Building a Knowledge-Sharing Culture: The Document Layer Nobody Talks About
Most culture initiatives fail because they focus on behavior without fixing the underlying infrastructure. Here's why documents are the missing layer.
Building a Knowledge-Sharing Culture: The Document Layer Nobody Talks About
Every fast-growing company eventually tries to build a "knowledge-sharing culture." They hire a Head of Knowledge. They implement a wiki. They run workshops on documentation best practices.
A year later, the wiki is out of date. Nobody uses it. The Head of Knowledge is frustrated. And the company is still running on the institutional knowledge locked in people's heads.
Why does this keep happening?
The Infrastructure vs. Culture Problem
There's a common mistake in how companies think about knowledge sharing: they treat it as a cultural problem when it's actually an infrastructure problem.
"People don't document" is usually not true. People document constantly in Slack messages, in email threads, in meeting notes, in Google Docs. The documentation exists.
The problem is that documentation without comprehension infrastructure is just storage.
The Two Loops of Knowledge
Healthy knowledge sharing requires two functional loops:
Loop 1: Creation — People create documentation. This is where most companies focus. How do we get people to document more? How do we make it easier to write things down?
Loop 2: Absorption — People actually understand the documentation that exists. This loop is almost entirely ignored.
The result: knowledge is created but not absorbed. Wikis grow and become archaeological sites — full of information that existed at some point, understood by nobody currently.
Why the Absorption Loop Breaks
People don't absorb documentation for predictable reasons:
Volume. If everything is documented equally, nothing is prioritized. People can't tell what they need to know versus what's nice to know.
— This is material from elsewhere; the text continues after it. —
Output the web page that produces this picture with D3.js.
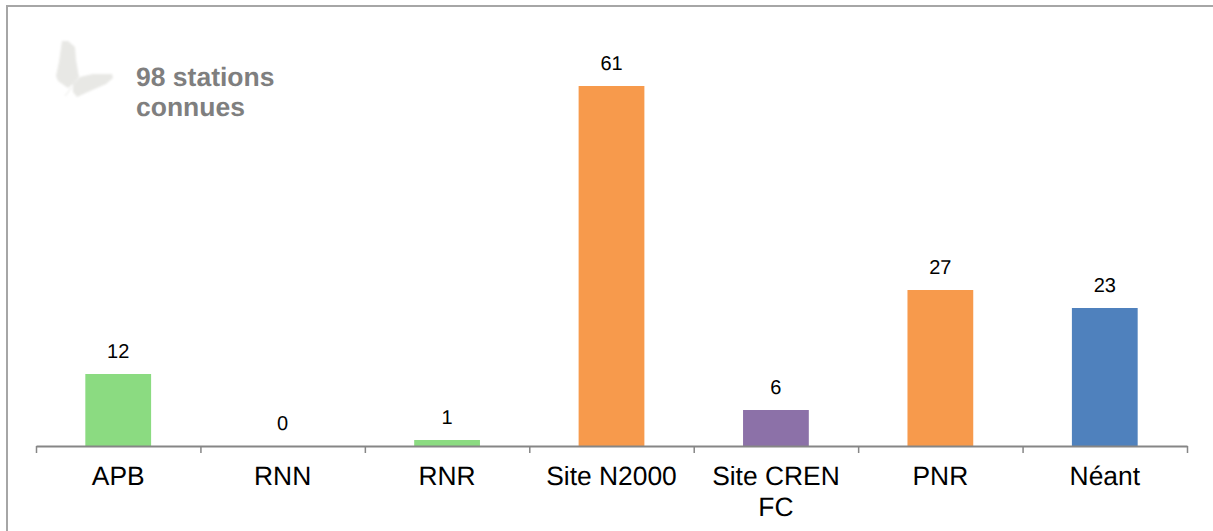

No feedback loop. When you read a document and have a question, you either ask someone (expensive) or give up (dangerous). There's no lightweight way to get clarification in context.
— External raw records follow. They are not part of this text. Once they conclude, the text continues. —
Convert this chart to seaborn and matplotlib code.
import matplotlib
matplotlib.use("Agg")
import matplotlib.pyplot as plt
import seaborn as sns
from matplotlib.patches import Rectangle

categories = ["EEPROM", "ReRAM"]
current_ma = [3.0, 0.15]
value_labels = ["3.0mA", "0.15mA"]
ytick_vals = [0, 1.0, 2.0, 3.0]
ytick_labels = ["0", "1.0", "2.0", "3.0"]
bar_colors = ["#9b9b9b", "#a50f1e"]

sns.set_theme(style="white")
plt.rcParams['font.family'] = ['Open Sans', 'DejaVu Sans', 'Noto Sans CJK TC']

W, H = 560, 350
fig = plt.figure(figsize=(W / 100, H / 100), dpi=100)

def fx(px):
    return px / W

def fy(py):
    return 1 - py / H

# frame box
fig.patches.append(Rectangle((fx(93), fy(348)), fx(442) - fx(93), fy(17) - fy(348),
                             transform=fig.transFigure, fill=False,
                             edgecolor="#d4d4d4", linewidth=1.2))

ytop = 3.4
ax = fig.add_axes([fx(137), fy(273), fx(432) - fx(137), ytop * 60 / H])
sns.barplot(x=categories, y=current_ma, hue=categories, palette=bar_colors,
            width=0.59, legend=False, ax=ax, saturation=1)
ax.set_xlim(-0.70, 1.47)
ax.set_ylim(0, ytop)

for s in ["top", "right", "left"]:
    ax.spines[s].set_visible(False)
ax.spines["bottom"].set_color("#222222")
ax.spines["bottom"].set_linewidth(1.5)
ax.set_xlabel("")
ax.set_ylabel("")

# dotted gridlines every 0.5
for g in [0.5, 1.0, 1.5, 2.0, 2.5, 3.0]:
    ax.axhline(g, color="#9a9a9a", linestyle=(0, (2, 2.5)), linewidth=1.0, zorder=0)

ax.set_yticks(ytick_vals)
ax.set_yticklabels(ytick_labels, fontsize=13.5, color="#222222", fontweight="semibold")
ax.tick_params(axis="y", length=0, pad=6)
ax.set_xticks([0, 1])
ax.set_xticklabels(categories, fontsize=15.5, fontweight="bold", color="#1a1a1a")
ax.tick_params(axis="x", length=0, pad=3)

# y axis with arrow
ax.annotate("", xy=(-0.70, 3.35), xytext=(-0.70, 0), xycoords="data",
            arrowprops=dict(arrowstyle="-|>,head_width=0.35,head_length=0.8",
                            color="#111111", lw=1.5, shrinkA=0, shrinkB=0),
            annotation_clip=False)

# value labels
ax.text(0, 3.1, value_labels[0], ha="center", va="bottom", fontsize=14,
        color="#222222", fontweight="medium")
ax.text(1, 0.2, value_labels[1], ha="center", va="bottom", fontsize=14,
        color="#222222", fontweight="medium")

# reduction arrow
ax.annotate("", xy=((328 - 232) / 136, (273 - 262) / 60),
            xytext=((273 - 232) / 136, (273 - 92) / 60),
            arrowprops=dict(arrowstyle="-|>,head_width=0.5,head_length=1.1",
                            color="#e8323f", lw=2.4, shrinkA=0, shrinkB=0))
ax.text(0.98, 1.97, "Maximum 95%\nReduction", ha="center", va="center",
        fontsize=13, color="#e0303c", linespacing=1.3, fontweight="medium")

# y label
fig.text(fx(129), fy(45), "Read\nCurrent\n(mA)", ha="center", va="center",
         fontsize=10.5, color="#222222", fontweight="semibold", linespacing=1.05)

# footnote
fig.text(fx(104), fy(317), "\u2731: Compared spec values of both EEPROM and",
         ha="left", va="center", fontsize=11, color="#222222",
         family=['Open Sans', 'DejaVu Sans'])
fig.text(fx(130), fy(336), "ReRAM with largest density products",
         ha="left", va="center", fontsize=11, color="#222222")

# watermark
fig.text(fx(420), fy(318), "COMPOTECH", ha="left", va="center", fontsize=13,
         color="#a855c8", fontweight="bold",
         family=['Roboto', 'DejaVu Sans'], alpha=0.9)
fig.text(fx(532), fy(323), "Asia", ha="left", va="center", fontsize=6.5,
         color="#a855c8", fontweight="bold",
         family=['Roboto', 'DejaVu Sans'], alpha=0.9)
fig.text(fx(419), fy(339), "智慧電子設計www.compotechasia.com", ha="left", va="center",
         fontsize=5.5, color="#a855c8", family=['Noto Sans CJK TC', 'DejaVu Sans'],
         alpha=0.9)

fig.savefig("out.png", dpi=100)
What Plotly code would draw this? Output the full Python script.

No accountability. If reading documentation is optional in practice if nothing bad happens when you don't — it becomes optional in behavior.
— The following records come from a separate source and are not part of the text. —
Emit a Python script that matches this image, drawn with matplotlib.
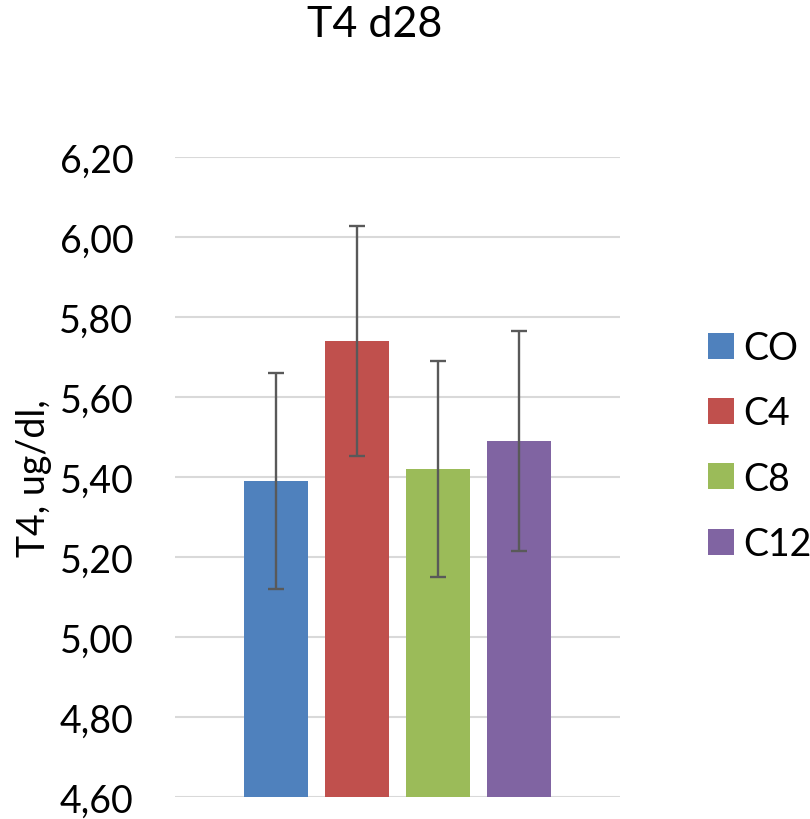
import matplotlib
matplotlib.use("Agg")
import matplotlib.pyplot as plt
from matplotlib.ticker import FixedLocator

series = ["CO", "C4", "C8", "C12"]
values = [5.39, 5.74, 5.42, 5.49]
errors = [0.27, 0.287, 0.271, 0.275]
colors = ["#4F81BD", "#C0504D", "#9BBB59", "#8064A2"]
yticks = [4.60, 4.80, 5.00, 5.20, 5.40, 5.60, 5.80, 6.00, 6.20]
ytick_labels = ["4,60", "4,80", "5,00", "5,20", "5,40", "5,60", "5,80", "6,00", "6,20"]
title = "T4 d28"
ylabel = "T4, ug/dl,"

plt.rcParams['font.family'] = ['Lato', 'DejaVu Sans']

fig = plt.figure(figsize=(8.1, 8.2), dpi=100)
ax = fig.add_axes([175/810, 22/820, 445/810, 640/820])

x = list(range(len(series)))
for i in x:
    ax.bar(i, values[i], width=0.79, color=colors[i], label=series[i], zorder=2)
    ax.errorbar(i, values[i], yerr=errors[i], fmt='none', ecolor="#595959",
                elinewidth=1.7, capsize=6, capthick=1.7, zorder=3)

ax.set_ylim(4.60, 6.20)
ax.set_xlim(-1.255, 4.255)
ax.yaxis.set_major_locator(FixedLocator(yticks))
ax.set_yticklabels(ytick_labels, fontsize=27)
ax.set_xticks([])
ax.tick_params(axis='y', length=0, pad=30)
ax.grid(axis='y', color="#D9D9D9", linewidth=1.5, zorder=0)
ax.set_axisbelow(True)
for s in ax.spines.values():
    s.set_visible(False)

ax.set_ylabel(ylabel, fontsize=27, labelpad=5)

fig.text(375/810, 1 - 37/820, title, ha='center', va='baseline', fontsize=31)

handles, labels = ax.get_legend_handles_labels()
leg = fig.legend(handles, labels, loc='center left', bbox_to_anchor=(708/810, 1 - 447/820),
                 frameon=False, fontsize=27, handlelength=0.69, handleheight=0.69,
                 labelspacing=0.78, handletextpad=0.24, borderpad=0, borderaxespad=0)

fig.savefig("out.png", dpi=100)
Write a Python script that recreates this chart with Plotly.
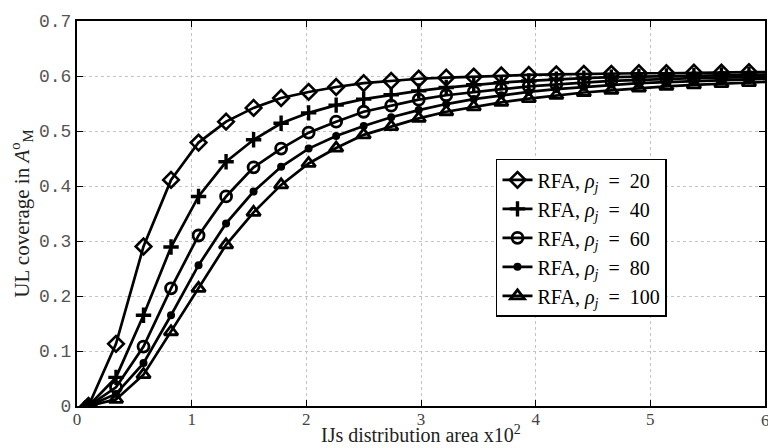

No verification. You don't know if you understood it correctly, and neither does anyone else. Misunderstanding accumulates silently.
What Changes When You Fix the Absorption Loop
Companies that invest in the absorption layer see specific changes:
Questions shift in quality. Instead of "where do I find information about X?" (availability question), people ask "I read the documentation on X, and I'm unclear about Y in context Z" (comprehension question). This is a far more productive conversation.
Onboarding accelerates. Not because the documentation improved the same documentation was there before. Because new hires now have tools to actually absorb it.
Expertise distributes. When institutional knowledge is actually absorbed from documentation rather than from individuals, you reduce single points of failure. The expert's knowledge survives in the team, not just in the expert.
Trust in documentation increases. When people have a good experience with documentation they can ask questions, they get answers, they retain what they read, they're more likely to consult it next time. The virtuous cycle kicks in.
The Cultural Signal You're Actually Sending
When you implement comprehension tracking, you're not just adding a feature. You're sending a signal about what your organization values.
You're saying: understanding matters here, not just access.
This changes behavior. When people know that comprehension is visible and valued, they read more carefully. They ask more questions. They admit confusion instead of hiding it.
The culture you want where knowledge sharing is real, not performative is downstream of infrastructure that makes absorption visible and supported.
Building the Layer
The components of a functioning absorption layer:
1. AI assistance on documents : frictionless question-asking in context
2. Comprehension verification : lightweight tests that close the loop
3. Visibility for managers : who understands what, without surveillance
4. Update notifications : when documentation changes, affected people are notified and re-verified
None of this is culturally heavy. It doesn't require new behaviors or new mindsets. It requires infrastructure that makes the natural desire to understand actually functional.
The culture follows the infrastructure. It always does.